Creo que sí —contestó. Se humedeció los labios de nuevo y, después, con una especie de sacudida espasmódica, cerró la puerta sin hacer ruido.

Deborah contempló la puerta cerrada un momento, y después meneó la cabeza.

—¿De qué está tan asustada? —preguntó.

—¿Deportación?

Debs resopló.

—Joe Acosta no contrataría a una ilegal. Sobre todo cuando puede conseguir un permiso de residencia para quien le dé la gana.

—Quizá tenga miedo de perder su empleo.

Deborah se volvió y miró hacia el garaje.

—Ajá —dijo—. Y quizá tenga miedo de Bobby Acosta.

—Bien —empecé, pero ella ya se había puesto en marcha y doblado la esquina de la casa antes de que yo pudiera continuar hablando. La alcancé cuando llegó al camino de entrada—. Va a decirle a Bobby que estamos aquí.

Deborah se encogió de hombros.

—Es su trabajo. —Se detuvo delante de la puerta del garaje—. Tiene que haber otra puerta, y quizás una escalera.

—¿En un lado? —pregunté. Me había alejado dos pasos hacia el izquierdo cuando oí un estruendo, y después la puerta del garaje empezó a subir. Me di la vuelta y miré. Oí un ronroneo apagado procedente del interior, que aumentó de intensidad cuando la puerta se abrió más, y cuando estuvo lo bastante alzada para ver dentro del garaje, comprobé que el sonido procedía de una moto. Un tipo delgado de unos veinte años estaba sentado sobre el vehículo, mirándonos.

—¿Robert Acosta? —preguntó mi hermana. Avanzó un paso y se dispuso a enseñarle la placa.

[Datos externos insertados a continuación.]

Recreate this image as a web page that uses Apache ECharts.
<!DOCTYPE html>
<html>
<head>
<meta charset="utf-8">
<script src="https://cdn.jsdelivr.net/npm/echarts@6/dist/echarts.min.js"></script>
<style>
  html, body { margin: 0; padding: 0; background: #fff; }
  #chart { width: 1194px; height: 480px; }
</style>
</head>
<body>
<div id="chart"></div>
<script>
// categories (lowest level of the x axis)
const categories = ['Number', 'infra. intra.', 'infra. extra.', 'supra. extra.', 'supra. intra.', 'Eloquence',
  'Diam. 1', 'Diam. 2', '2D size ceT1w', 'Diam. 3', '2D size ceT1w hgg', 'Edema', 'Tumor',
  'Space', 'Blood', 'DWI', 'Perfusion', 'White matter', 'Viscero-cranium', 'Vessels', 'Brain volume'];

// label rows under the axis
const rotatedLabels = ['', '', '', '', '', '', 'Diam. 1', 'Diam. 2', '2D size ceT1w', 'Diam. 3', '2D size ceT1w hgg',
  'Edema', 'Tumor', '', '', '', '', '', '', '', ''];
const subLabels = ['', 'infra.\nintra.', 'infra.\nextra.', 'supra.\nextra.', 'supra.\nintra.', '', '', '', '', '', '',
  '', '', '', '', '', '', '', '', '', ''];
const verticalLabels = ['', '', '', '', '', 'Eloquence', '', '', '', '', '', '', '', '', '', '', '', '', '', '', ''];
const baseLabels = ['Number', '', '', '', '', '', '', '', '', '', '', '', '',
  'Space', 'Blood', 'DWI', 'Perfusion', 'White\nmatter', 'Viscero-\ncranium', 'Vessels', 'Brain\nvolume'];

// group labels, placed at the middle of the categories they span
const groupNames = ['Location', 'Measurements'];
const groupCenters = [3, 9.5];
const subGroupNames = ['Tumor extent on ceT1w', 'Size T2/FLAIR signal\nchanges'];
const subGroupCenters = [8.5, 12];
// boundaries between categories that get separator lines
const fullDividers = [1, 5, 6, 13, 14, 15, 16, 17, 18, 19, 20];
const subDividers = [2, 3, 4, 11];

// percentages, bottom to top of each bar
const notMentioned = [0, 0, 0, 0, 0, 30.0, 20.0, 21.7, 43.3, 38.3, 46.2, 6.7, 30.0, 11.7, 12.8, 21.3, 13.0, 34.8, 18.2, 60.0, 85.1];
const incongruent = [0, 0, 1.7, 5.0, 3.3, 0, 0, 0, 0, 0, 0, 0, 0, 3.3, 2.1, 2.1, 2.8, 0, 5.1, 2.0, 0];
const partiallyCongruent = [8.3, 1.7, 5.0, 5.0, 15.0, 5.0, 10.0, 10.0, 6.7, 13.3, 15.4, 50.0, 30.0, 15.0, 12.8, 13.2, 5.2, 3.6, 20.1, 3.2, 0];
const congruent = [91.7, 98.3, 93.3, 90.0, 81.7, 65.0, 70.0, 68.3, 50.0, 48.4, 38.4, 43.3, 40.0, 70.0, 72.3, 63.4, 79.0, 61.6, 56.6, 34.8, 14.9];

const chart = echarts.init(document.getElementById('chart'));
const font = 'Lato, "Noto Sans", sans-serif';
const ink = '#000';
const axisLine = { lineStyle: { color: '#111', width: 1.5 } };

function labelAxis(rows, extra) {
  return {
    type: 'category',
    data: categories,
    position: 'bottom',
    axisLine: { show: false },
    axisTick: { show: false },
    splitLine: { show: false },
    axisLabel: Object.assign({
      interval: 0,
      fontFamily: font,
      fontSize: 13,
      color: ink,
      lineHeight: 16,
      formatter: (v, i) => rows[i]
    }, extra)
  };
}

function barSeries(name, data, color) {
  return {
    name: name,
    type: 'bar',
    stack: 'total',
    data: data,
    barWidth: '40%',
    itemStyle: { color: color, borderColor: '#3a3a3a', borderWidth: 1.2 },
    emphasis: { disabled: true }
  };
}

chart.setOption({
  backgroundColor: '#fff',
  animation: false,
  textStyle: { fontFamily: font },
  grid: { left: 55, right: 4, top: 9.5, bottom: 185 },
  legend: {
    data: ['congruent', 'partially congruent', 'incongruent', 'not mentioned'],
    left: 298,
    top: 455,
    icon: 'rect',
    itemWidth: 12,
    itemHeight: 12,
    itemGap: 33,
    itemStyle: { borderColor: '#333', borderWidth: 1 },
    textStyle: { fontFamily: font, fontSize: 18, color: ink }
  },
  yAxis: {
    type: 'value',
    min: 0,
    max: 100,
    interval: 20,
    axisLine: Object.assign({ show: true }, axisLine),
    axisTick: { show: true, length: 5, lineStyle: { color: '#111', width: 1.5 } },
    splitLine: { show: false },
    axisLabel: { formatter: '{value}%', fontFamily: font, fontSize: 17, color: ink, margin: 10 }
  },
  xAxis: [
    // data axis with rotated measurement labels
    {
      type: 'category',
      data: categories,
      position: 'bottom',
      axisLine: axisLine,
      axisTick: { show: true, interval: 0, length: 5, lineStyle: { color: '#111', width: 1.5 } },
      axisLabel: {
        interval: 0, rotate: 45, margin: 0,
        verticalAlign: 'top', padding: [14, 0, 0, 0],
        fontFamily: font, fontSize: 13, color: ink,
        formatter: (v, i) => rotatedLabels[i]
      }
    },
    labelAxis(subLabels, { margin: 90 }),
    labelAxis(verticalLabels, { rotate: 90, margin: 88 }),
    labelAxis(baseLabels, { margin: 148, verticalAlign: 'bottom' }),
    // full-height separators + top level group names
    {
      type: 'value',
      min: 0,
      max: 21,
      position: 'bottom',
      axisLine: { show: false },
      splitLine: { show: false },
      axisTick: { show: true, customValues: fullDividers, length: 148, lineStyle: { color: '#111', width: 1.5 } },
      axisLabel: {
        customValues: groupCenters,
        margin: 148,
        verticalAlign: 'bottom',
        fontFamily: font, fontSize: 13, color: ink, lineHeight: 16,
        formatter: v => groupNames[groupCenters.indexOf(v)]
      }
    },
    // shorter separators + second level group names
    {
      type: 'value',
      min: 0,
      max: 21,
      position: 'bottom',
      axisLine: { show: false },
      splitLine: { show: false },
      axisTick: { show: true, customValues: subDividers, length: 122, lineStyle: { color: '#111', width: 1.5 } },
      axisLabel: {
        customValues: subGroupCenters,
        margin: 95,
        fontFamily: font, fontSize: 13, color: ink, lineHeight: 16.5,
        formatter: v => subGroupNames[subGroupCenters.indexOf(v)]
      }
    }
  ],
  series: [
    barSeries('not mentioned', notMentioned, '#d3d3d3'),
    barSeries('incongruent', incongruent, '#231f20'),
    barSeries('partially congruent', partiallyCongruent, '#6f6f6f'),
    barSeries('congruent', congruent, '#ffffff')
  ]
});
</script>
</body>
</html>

—Putos polis —masculló el joven. Aceleró la moto y la apuntó deliberadamente hacia Deborah. La moto saltó hacia delante, directa hacia mi hermana, quien logró apenas esquivarla. Después Acosta salió a la calle y se perdió en la distancia, y cuando Deborah volvió a ponerse en pie, ya había desaparecido.